ジュリアン・キャッスル…サン・ロレンツォに慈善病院を開く。

エドワード・マッケイブ…ボコノンと共にサン・ロレンツォに流れ着く。

 

 

ボコノン教

ボコノン…ボコノン教の教祖。マッケイブと共にサン・ロレンツォを改革し住民の生活水準を上げようとするが…

「ボコノン教」についての用語は、あまり真面目に覚えなくても物語は楽しめると思います(笑)。

「猫のゆりかご」のテーマ

この物語は、大きく言えば二つの風刺的要素・テーマが存在しているのではないかと思う。テーマを理解する上では、この作品が書かれたのは1960年代の冷戦下であることを意識するとわかりやすい。

科学者フェリックス・ハニカーという人物

この物語の最重要人物は、間違いなくフェリックス・ハニカーである。

彼は、人間に対して全く興味を示さない科学者の典型とされている。

 

彼は、自分が作った原爆が広島に落とされた日。自分のかかわった兵器が多くの人々を殺めた日にも、何も気にしない。

ちょうどその日彼が関心を払っていたものは「猫のゆりかご」(Cat’s Cradle、日本でいう「あやとり」)なのだ。原爆と、ちっぽけな「猫のゆりかご」の対比が、この本の一つのテーマである。

 

さらに、フェリックス・ハニカーに残されている次のような逸話は、彼の性格を端的に表す。

「たとえば、最初の原爆実験がアラゴモードで行われた日の話をご存知ですか? 実験が済んで、アメリカがたった一個で都市を消滅させる爆弾を保有したことがはっきりすると、一人の科学者が父のほうをふりかえって言いました、”今や科学は罪を知った”父がどういう返事をしたかわかりますか? こう言ったのです、”罪とは何だ?”」(32頁)

そして、このような彼が生み出した「アイス・ナイン」が、この世界を運命づけていくのである…

「ボコノン教」とは何か

サン・ロレンツォでは、ボコノン教は「禁教」である。見つかれば残酷な磔刑に処せられる

ーということに公的にはなっている。

だが、実際には、サン・ロレンツォでは全国民がボコノン教徒なのである。

 

サン・ロレンツォは不毛の地であり、住民の生活は豊かにならない。そこで支配者側がボコノンと癒着して、宗教によって住民の生活を精神的に豊かにしようとしているのである。

マルクスが「ヘーゲル法哲学批判序説」で「宗教は阿片である」と言ったのは有名であるが、同じようなものかもしれない。

 

ボコノン教は、「アヘン」として創始されたのだ。それゆえボコノン教は本来インチキ宗教なのであるが、瓢箪から駒のようなところがあって地域全体に浸透した。

 

英米文学における宗教の叙述は、やや私のような非キリスト教徒には分りかねる部分が多い。

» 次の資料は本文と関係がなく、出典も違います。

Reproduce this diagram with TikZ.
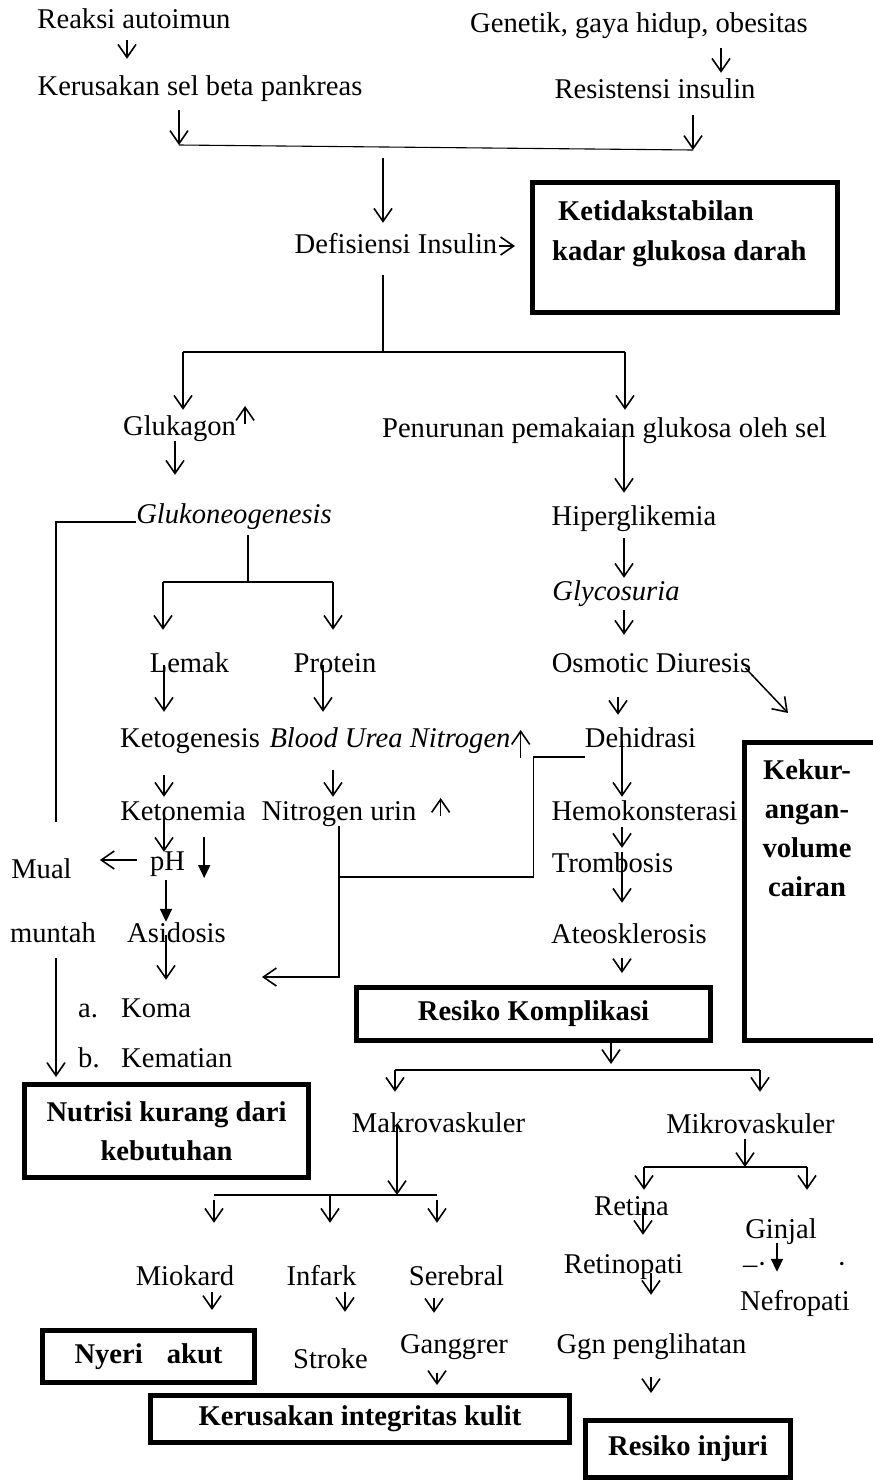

これは物質的貧しさを、支配者側が精神的豊かさを口実に誤魔化すという風刺なのだろうか、と個人的には思う。

「猫とゆりかご」感想

しかし、「猫とゆりかご」は、実際には荒唐無稽な小説である。

何より、最初に

本書に真実はいっさいない。

と書かれている小説なのである。

 

ちなみに、同じくカート・ヴォネガットの「タイタンの妖女」の冒頭には

本書の中の人物、場所および事件は、すべて実在する。ただし、一部の談話および思考は、やむをえず著者の解釈で構成した。(後略)

とある。全くもって対照的である。

 

「猫のゆりかご」も「タイタンの妖女」も同じSF作品なのに、最初に記されていることが正反対であることの理由を探るのは、難しい。

 

これは私の推測だが、一つには「猫のゆりかご」が、「終末論」のバッドエンドを笑い飛ばすような作品だからなのかもしれない。

「タイタンの妖女」のような狐につまされるような読後感は「猫のゆりかご」にはない。だが、滑稽な小説でありながら、じわじわと描かれた風刺の深さを感じるようになる「猫のゆりかご」は、似たように見えて全く違うタイプの傑作なのだろう。